• Source excerpt:
------------------------------------------------

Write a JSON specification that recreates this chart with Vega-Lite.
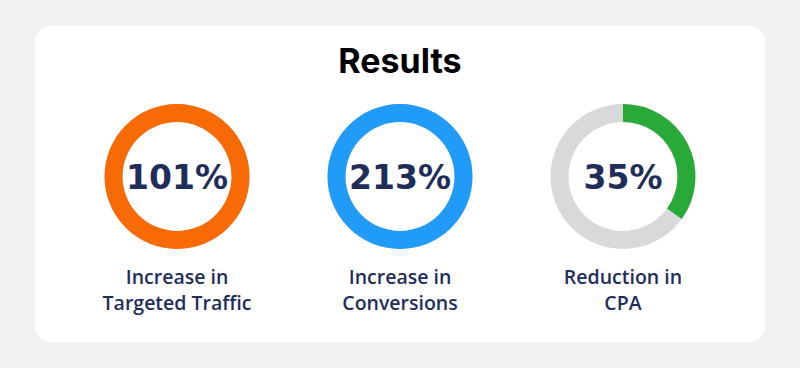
{
  "$schema": "https://vega.github.io/schema/vega-lite/v6.json",
  "width": 730,
  "height": 316,
  "autosize": {"type": "none"},
  "padding": {"left": 35, "right": 35, "top": 26, "bottom": 26},
  "background": "#f1f2f4",
  "config": {"view": {"fill": "white", "cornerRadius": 16, "stroke": null}},
  "datasets": {
    "metrics": [
      {"i": 0, "label": "Increase in\nTargeted Traffic", "pct": 1.01},
      {"i": 1, "label": "Increase in\nConversions", "pct": 2.13},
      {"i": 2, "label": "Reduction in\nCPA", "pct": 0.35}
    ],
    "rings": [
      {"i": 0, "seg": "track", "t0": 0, "t1": 1},
      {"i": 0, "seg": "Increase in Targeted Traffic", "t0": 0, "t1": 1},
      {"i": 1, "seg": "track", "t0": 0, "t1": 1},
      {"i": 1, "seg": "Increase in Conversions", "t0": 0, "t1": 1},
      {"i": 2, "seg": "track", "t0": 0, "t1": 1},
      {"i": 2, "seg": "Reduction in CPA", "t0": 0, "t1": 0.35}
    ],
    "heading": [
      {"i": 1, "text": "Results"}
    ]
  },
  "layer": [
    {
      "data": {"name": "rings"},
      "mark": {"type": "arc", "radius": 72.5, "radius2": 54.5},
      "encoding": {
        "x": {"field": "i", "type": "quantitative", "stack": null, "scale": {"domain": [-0.637, 2.637], "nice": false, "zero": false}, "axis": null},
        "y": {"datum": 150.5, "type": "quantitative", "stack": null, "scale": {"domain": [0, 316], "reverse": true, "nice": false, "zero": false}, "axis": null},
        "theta": {"field": "t0", "type": "quantitative", "stack": null, "scale": {"domain": [0, 1], "range": [0, 6.2832]}},
        "theta2": {"field": "t1"},
        "color": {"field": "seg", "type": "nominal", "scale": {"domain": ["track", "Increase in Targeted Traffic", "Increase in Conversions", "Reduction in CPA"], "range": ["#d9d9d9", "#f86a05", "#219bf8", "#29aa38"]}, "legend": null}
      }
    },
    {
      "data": {"name": "metrics"},
      "mark": {"type": "text", "font": "DejaVu Sans", "fontWeight": "bold", "fontSize": 33, "color": "#1f2d5a", "align": "center", "baseline": "alphabetic"},
      "encoding": {
        "x": {"field": "i", "type": "quantitative"},
        "y": {"datum": 163, "type": "quantitative"},
        "text": {"field": "pct", "type": "quantitative", "format": ".0%"}
      }
    },
    {
      "data": {"name": "metrics"},
      "mark": {"type": "text", "font": "Open Sans", "fontWeight": 600, "fontSize": 19.5, "color": "#1f2d5a", "align": "center", "baseline": "alphabetic", "lineBreak": "\n", "lineHeight": 26},
      "encoding": {
        "x": {"field": "i", "type": "quantitative"},
        "y": {"datum": 258, "type": "quantitative"},
        "text": {"field": "label", "type": "nominal"}
      }
    },
    {
      "data": {"name": "heading"},
      "mark": {"type": "text", "font": "Inter", "fontWeight": "bold", "fontSize": 34, "color": "#000000", "align": "center", "baseline": "alphabetic"},
      "encoding": {
        "x": {"field": "i", "type": "quantitative"},
        "y": {"datum": 47, "type": "quantitative"},
        "text": {"field": "text", "type": "nominal"}
      }
    }
  ]
}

------------------------------------------------

• Task to carry out: Leave every image out, and retype the material exactly.

• Task result:
Write a JSON specification that recreates this chart with Vega-Lite.
{
  "$schema": "https://vega.github.io/schema/vega-lite/v6.json",
  "width": 730,
  "height": 316,
  "autosize": {"type": "none"},
  "padding": {"left": 35, "right": 35, "top": 26, "bottom": 26},
  "background": "#f1f2f4",
  "config": {"view": {"fill": "white", "cornerRadius": 16, "stroke": null}},
  "datasets": {
    "metrics": [
      {"i": 0, "label": "Increase in\nTargeted Traffic", "pct": 1.01},
      {"i": 1, "label": "Increase in\nConversions", "pct": 2.13},
      {"i": 2, "label": "Reduction in\nCPA", "pct": 0.35}
    ],
    "rings": [
      {"i": 0, "seg": "track", "t0": 0, "t1": 1},
      {"i": 0, "seg": "Increase in Targeted Traffic", "t0": 0, "t1": 1},
      {"i": 1, "seg": "track", "t0": 0, "t1": 1},
      {"i": 1, "seg": "Increase in Conversions", "t0": 0, "t1": 1},
      {"i": 2, "seg": "track", "t0": 0, "t1": 1},
      {"i": 2, "seg": "Reduction in CPA", "t0": 0, "t1": 0.35}
    ],
    "heading": [
      {"i": 1, "text": "Results"}
    ]
  },
  "layer": [
    {
      "data": {"name": "rings"},
      "mark": {"type": "arc", "radius": 72.5, "radius2": 54.5},
      "encoding": {
        "x": {"field": "i", "type": "quantitative", "stack": null, "scale": {"domain": [-0.637, 2.637], "nice": false, "zero": false}, "axis": null},
        "y": {"datum": 150.5, "type": "quantitative", "stack": null, "scale": {"domain": [0, 316], "reverse": true, "nice": false, "zero": false}, "axis": null},
        "theta": {"field": "t0", "type": "quantitative", "stack": null, "scale": {"domain": [0, 1], "range": [0, 6.2832]}},
        "theta2": {"field": "t1"},
        "color": {"field": "seg", "type": "nominal", "scale": {"domain": ["track", "Increase in Targeted Traffic", "Increase in Conversions", "Reduction in CPA"], "range": ["#d9d9d9", "#f86a05", "#219bf8", "#29aa38"]}, "legend": null}
      }
    },
    {
      "data": {"name": "metrics"},
      "mark": {"type": "text", "font": "DejaVu Sans", "fontWeight": "bold", "fontSize": 33, "color": "#1f2d5a", "align": "center", "baseline": "alphabetic"},
      "encoding": {
        "x": {"field": "i", "type": "quantitative"},
        "y": {"datum": 163, "type": "quantitative"},
        "text": {"field": "pct", "type": "quantitative", "format": ".0%"}
      }
    },
    {
      "data": {"name": "metrics"},
      "mark": {"type": "text", "font": "Open Sans", "fontWeight": 600, "fontSize": 19.5, "color": "#1f2d5a", "align": "center", "baseline": "alphabetic", "lineBreak": "\n", "lineHeight": 26},
      "encoding": {
        "x": {"field": "i", "type": "quantitative"},
        "y": {"datum": 258, "type": "quantitative"},
        "text": {"field": "label", "type": "nominal"}
      }
    },
    {
      "data": {"name": "heading"},
      "mark": {"type": "text", "font": "Inter", "fontWeight": "bold", "fontSize": 34, "color": "#000000", "align": "center", "baseline": "alphabetic"},
      "encoding": {
        "x": {"field": "i", "type": "quantitative"},
        "y": {"datum": 47, "type": "quantitative"},
        "text": {"field": "text", "type": "nominal"}
      }
    }
  ]
}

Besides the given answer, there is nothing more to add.